How will we use our power?

This week I was inspired by attending a kick-off gathering of our Gesher Parent Ambassadors.  Among those asked to speak were a number of Gesher alumni parents, including a parent who had a child in the founding kindergarten in 1982.  As we are celebrating our 36th Anniversary this year, hearing from this parent was particularly appropriate and poignant.  Because I am also a current parent at Gesher, it was heartening to hear these parents describe the ways in which the school partnered with them to give their children the skills they would need to engage in the journeys that have led them to their current meaning-filled lives.


Also at the table, by complete coincidence, were a couple whose grandchild recently entered Gesher in our 2018-2019 Gan (kindergarten).  This couple were beaming throughout the speakers and presentations, and then decided to introduce themselves to the group towards the end of the program.  The grandfather, with tears in his eyes, shared that he and his wife grew up in the former Soviet Union, where not only were they not allowed to practice Judaism, but they are also brutally persecuted for simply being Jewish despite having little real connection with the religion.


For this couple, beginning to understand the philosophy and mission of a school like ours is a combination of bewilderment and joy.  Before learning about Gesher, they would have not been able to even imagine or conceive of an institution in which Jewish and secular learning are integrated, and in which nurturing and rigorous pedagogy are individualized to such an outstanding extent.  The idea that their grandchild would speak Hebrew, be deeply connected with Israel, and learn to live and lead ethically with a Jewish lens was completely foreign.  Their excitement at the kind of Jewish identity their children would emerge with was palpable, particularly after a personal tour during which they saw firsthand how we work.
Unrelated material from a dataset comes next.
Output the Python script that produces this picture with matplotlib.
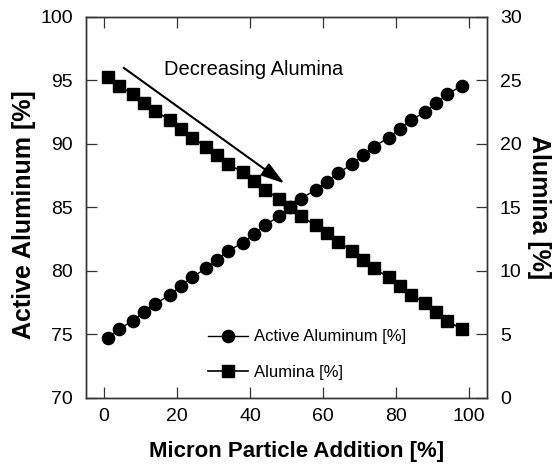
import matplotlib
matplotlib.use("Agg")
import matplotlib.pyplot as plt

plt.rcParams['font.family'] = ['Liberation Sans', 'DejaVu Sans']

# Composition versus micron particle addition
addition = [1, 4, 8, 11, 14, 18, 21, 24, 28, 31, 34, 38, 41, 44, 48,
            51, 54, 58, 61, 64, 68, 71, 74, 78, 81, 84, 88, 91, 94, 98]
active_al = [74.7, 75.4, 76.1, 76.8, 77.4, 78.1, 78.8, 79.5, 80.2, 80.9,
             81.6, 82.2, 82.9, 83.6, 84.3, 85.0, 85.7, 86.4, 87.0, 87.7,
             88.4, 89.1, 89.8, 90.5, 91.2, 91.9, 92.5, 93.2, 93.9, 94.6]
alumina = [25.3, 24.6, 23.9, 23.2, 22.6, 21.9, 21.2, 20.5, 19.8, 19.1,
           18.4, 17.8, 17.1, 16.4, 15.7, 15.0, 14.3, 13.6, 13.0, 12.3,
           11.6, 10.9, 10.2, 9.5, 8.8, 8.1, 7.5, 6.8, 6.1, 5.4]

x_ticks = [0, 20, 40, 60, 80, 100]
left_ticks = [70, 75, 80, 85, 90, 95, 100]
right_ticks = [0, 5, 10, 15, 20, 25, 30]

SPINE = '#333333'

fig = plt.figure(figsize=(5.58, 4.67), dpi=100, facecolor='white')
ax = fig.add_axes([0.1536, 0.1478, 0.7197, 0.8158])
ax2 = ax.twinx()

l1, = ax.plot(addition, active_al, color='black', lw=1.0, marker='o',
              markersize=8.8, markerfacecolor='black', markeredgecolor='black',
              label='Active Aluminum [%]', zorder=3)
l2, = ax2.plot(addition, alumina, color='black', lw=1.2, marker='s',
               markersize=8.6, markerfacecolor='black', markeredgecolor='black',
               label='Alumina [%]', zorder=3)

ax.set_xlim(-5, 105)
ax.set_ylim(70, 100)
ax2.set_ylim(0, 30)
ax.set_xticks(x_ticks)
ax.set_yticks(left_ticks)
ax2.set_yticks(right_ticks)

ax.tick_params(axis='x', direction='in', length=8, width=0.9, color=SPINE,
               labelsize=14, pad=7, top=True)
ax.tick_params(axis='y', direction='in', length=8, width=0.9, color=SPINE,
               labelsize=14, pad=9)
ax2.tick_params(axis='y', direction='in', length=8, width=0.9, color=SPINE,
                labelsize=14, pad=9)

for a in (ax, ax2):
    for s in a.spines.values():
        s.set_color(SPINE)
        s.set_linewidth(1.0)

ax.set_xlabel('Micron Particle Addition [%]', fontsize=16, fontweight='bold')
ax.xaxis.set_label_coords(0.526, -0.112)
ax.set_ylabel('Active Aluminum [%]', fontsize=18, fontweight='bold')
ax.yaxis.set_label_coords(-0.125, 0.48)
ax2.set_ylabel('Alumina [%]', fontsize=18, fontweight='bold', rotation=270,
               va='bottom')
ax2.yaxis.set_label_coords(1.10, 0.5)

# Arrow showing the alumina trend
ax.annotate('', xy=(49.4, 86.9), xytext=(5.4, 96.0),
            arrowprops=dict(arrowstyle='-|>,head_length=0.9,head_width=0.28',
                            color='black', lw=1.5,
                            mutation_scale=16, shrinkA=0, shrinkB=0))
ax.text(16.5, 95.9, 'Decreasing Alumina', fontsize=14.5, ha='left',
        va='center')

leg = ax.legend(handles=[l1, l2], loc='upper left',
                bbox_to_anchor=(0.305, 0.18), frameon=False, fontsize=12,
                handlelength=2.4, handletextpad=0.35, labelspacing=1.25,
                borderpad=0, borderaxespad=0, numpoints=1)

fig.savefig('out.png', dpi=100, facecolor='white')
I know I take my religious freedom for granted most of the time, and so do most of us.  With the recent vandalism at the Jewish Community Center of Northern Virginia, we received a stark reminder not to take it for granted, but that we must stand proudly together to insist on our rights as Jewish Americans.  Thank G-d we live in a society in which that behavior is illegal and is taken seriously by law enforcement.  I can’t really imagine what it must have been like for these grandparents to grow up in a world in which being born Jewish was all it took for them to be regularly degraded by neighbors and peers.


Jewish Americans are generally blessed to live in a time and place in which we are accepted and empowered.  Many of us have experienced significant financial success, enough to ensure that a private Jewish day school like Gesher has grown to sustainability in Northern Virginia over the past 36 years.  My big question is: what we are going to do with this unique opportunity?  It is a relative rarity in Jewish history for our people to have political influence, socio-economic health, and the general acceptance of those around us.  I believe the answer that Gesher offers our community is that we plan to use our resources to build children who will engage in the mission of the Jewish people – to improve the world.  They will have the tools and the skills they will need to engage wholeheartedly in that pursuit, thanks to the commitments of current and alumni parents, an outstanding professional team, and lay leaders and communal supporters who give energy and financial resources with grace and strategic intent.


This Shabbat, I encourage you to have a conversation with your loved ones about what it would feel like to not have the acceptance of your neighbors.  What do you think would be different about your daily life?  We can take that conversation and let it move us to think about who lacks power and acceptance around us today, and what we can do to make their lives better.